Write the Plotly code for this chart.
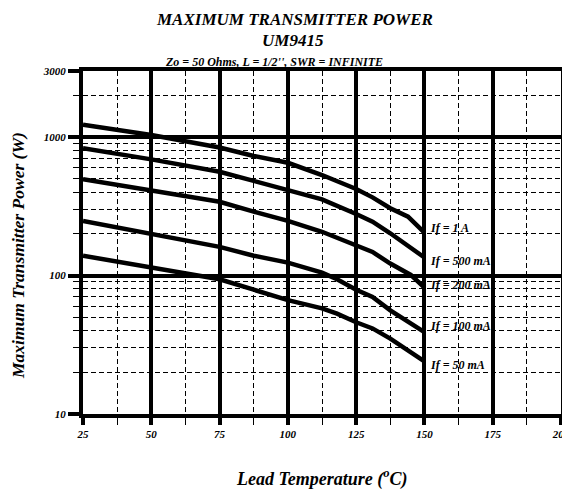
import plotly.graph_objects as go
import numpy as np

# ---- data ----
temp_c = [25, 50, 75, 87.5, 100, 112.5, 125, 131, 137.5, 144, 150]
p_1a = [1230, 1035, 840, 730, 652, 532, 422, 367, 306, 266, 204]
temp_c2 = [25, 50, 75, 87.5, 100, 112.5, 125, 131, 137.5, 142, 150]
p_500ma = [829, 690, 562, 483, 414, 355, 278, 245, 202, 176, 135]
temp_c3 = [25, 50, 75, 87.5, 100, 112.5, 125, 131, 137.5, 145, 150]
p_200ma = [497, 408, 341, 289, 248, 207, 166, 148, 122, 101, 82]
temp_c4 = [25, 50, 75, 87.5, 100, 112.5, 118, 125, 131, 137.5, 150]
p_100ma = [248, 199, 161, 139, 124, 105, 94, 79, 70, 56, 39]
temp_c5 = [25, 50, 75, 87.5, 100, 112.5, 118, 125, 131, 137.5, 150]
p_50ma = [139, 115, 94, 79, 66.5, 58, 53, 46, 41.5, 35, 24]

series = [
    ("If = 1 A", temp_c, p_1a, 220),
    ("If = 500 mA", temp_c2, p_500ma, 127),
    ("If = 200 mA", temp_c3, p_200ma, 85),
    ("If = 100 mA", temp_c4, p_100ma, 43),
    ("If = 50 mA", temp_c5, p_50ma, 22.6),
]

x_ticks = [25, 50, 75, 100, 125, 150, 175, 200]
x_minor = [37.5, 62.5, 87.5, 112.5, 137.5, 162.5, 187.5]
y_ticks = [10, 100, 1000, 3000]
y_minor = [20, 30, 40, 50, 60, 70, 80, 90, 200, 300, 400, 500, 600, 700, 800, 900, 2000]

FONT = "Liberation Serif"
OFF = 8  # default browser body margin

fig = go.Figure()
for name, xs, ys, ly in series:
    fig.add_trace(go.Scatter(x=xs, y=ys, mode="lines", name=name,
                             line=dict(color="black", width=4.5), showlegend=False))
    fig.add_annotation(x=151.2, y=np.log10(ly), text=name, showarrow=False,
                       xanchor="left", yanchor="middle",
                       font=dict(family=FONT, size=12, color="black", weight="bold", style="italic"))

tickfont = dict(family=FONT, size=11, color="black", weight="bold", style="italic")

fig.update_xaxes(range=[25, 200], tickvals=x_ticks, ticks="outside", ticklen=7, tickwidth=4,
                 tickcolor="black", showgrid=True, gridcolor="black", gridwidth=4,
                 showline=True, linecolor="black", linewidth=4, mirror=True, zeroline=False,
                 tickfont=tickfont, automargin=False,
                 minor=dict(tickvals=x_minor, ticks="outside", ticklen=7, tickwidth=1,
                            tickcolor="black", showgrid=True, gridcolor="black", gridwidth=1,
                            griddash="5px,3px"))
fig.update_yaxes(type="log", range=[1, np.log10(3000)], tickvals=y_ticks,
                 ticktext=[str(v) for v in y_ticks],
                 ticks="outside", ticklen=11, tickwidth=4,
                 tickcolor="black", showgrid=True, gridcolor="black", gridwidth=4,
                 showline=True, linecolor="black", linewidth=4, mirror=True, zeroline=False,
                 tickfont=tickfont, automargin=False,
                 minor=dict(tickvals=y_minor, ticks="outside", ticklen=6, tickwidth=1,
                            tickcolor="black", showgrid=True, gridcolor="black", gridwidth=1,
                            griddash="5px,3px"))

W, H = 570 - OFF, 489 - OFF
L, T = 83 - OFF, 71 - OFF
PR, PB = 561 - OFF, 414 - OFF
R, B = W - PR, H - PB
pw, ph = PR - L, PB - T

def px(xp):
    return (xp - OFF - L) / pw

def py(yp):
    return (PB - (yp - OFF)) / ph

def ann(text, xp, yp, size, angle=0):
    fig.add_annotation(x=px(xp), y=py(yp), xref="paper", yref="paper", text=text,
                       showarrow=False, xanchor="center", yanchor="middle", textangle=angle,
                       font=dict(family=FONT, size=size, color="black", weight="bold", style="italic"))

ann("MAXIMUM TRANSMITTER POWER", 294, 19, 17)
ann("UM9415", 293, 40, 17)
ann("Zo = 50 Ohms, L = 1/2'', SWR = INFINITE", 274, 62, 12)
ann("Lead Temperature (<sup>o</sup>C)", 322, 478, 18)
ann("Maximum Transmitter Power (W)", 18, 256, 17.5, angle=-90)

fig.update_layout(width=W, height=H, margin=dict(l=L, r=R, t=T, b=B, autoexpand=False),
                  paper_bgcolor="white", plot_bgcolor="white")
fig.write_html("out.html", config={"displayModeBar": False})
---*---
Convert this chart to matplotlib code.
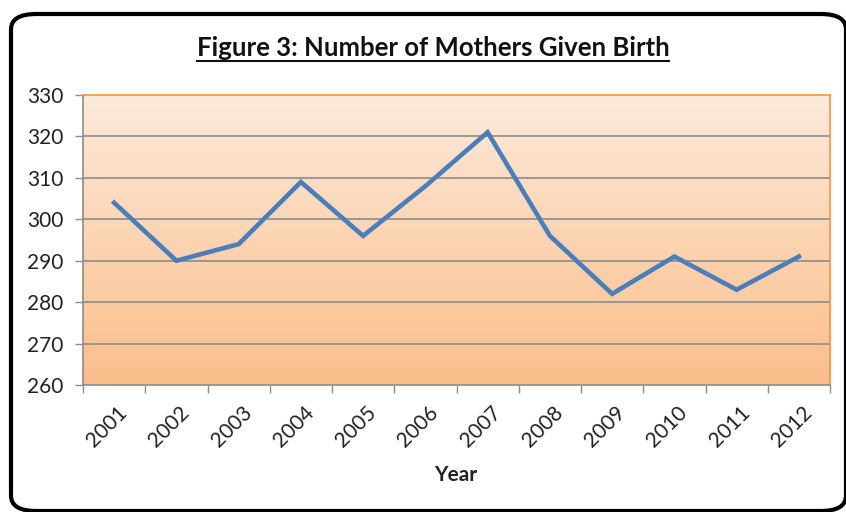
---*---
Print everything from the line with "Write the Plotly code for this chart." down to the line with "browser body margin" in the entries above, both lines included and nothing more, without the pictures.

Write the Plotly code for this chart.
import plotly.graph_objects as go
import numpy as np

# ---- data ----
temp_c = [25, 50, 75, 87.5, 100, 112.5, 125, 131, 137.5, 144, 150]
p_1a = [1230, 1035, 840, 730, 652, 532, 422, 367, 306, 266, 204]
temp_c2 = [25, 50, 75, 87.5, 100, 112.5, 125, 131, 137.5, 142, 150]
p_500ma = [829, 690, 562, 483, 414, 355, 278, 245, 202, 176, 135]
temp_c3 = [25, 50, 75, 87.5, 100, 112.5, 125, 131, 137.5, 145, 150]
p_200ma = [497, 408, 341, 289, 248, 207, 166, 148, 122, 101, 82]
temp_c4 = [25, 50, 75, 87.5, 100, 112.5, 118, 125, 131, 137.5, 150]
p_100ma = [248, 199, 161, 139, 124, 105, 94, 79, 70, 56, 39]
temp_c5 = [25, 50, 75, 87.5, 100, 112.5, 118, 125, 131, 137.5, 150]
p_50ma = [139, 115, 94, 79, 66.5, 58, 53, 46, 41.5, 35, 24]

series = [
    ("If = 1 A", temp_c, p_1a, 220),
    ("If = 500 mA", temp_c2, p_500ma, 127),
    ("If = 200 mA", temp_c3, p_200ma, 85),
    ("If = 100 mA", temp_c4, p_100ma, 43),
    ("If = 50 mA", temp_c5, p_50ma, 22.6),
]

x_ticks = [25, 50, 75, 100, 125, 150, 175, 200]
x_minor = [37.5, 62.5, 87.5, 112.5, 137.5, 162.5, 187.5]
y_ticks = [10, 100, 1000, 3000]
y_minor = [20, 30, 40, 50, 60, 70, 80, 90, 200, 300, 400, 500, 600, 700, 800, 900, 2000]

FONT = "Liberation Serif"
OFF = 8  # default browser body margin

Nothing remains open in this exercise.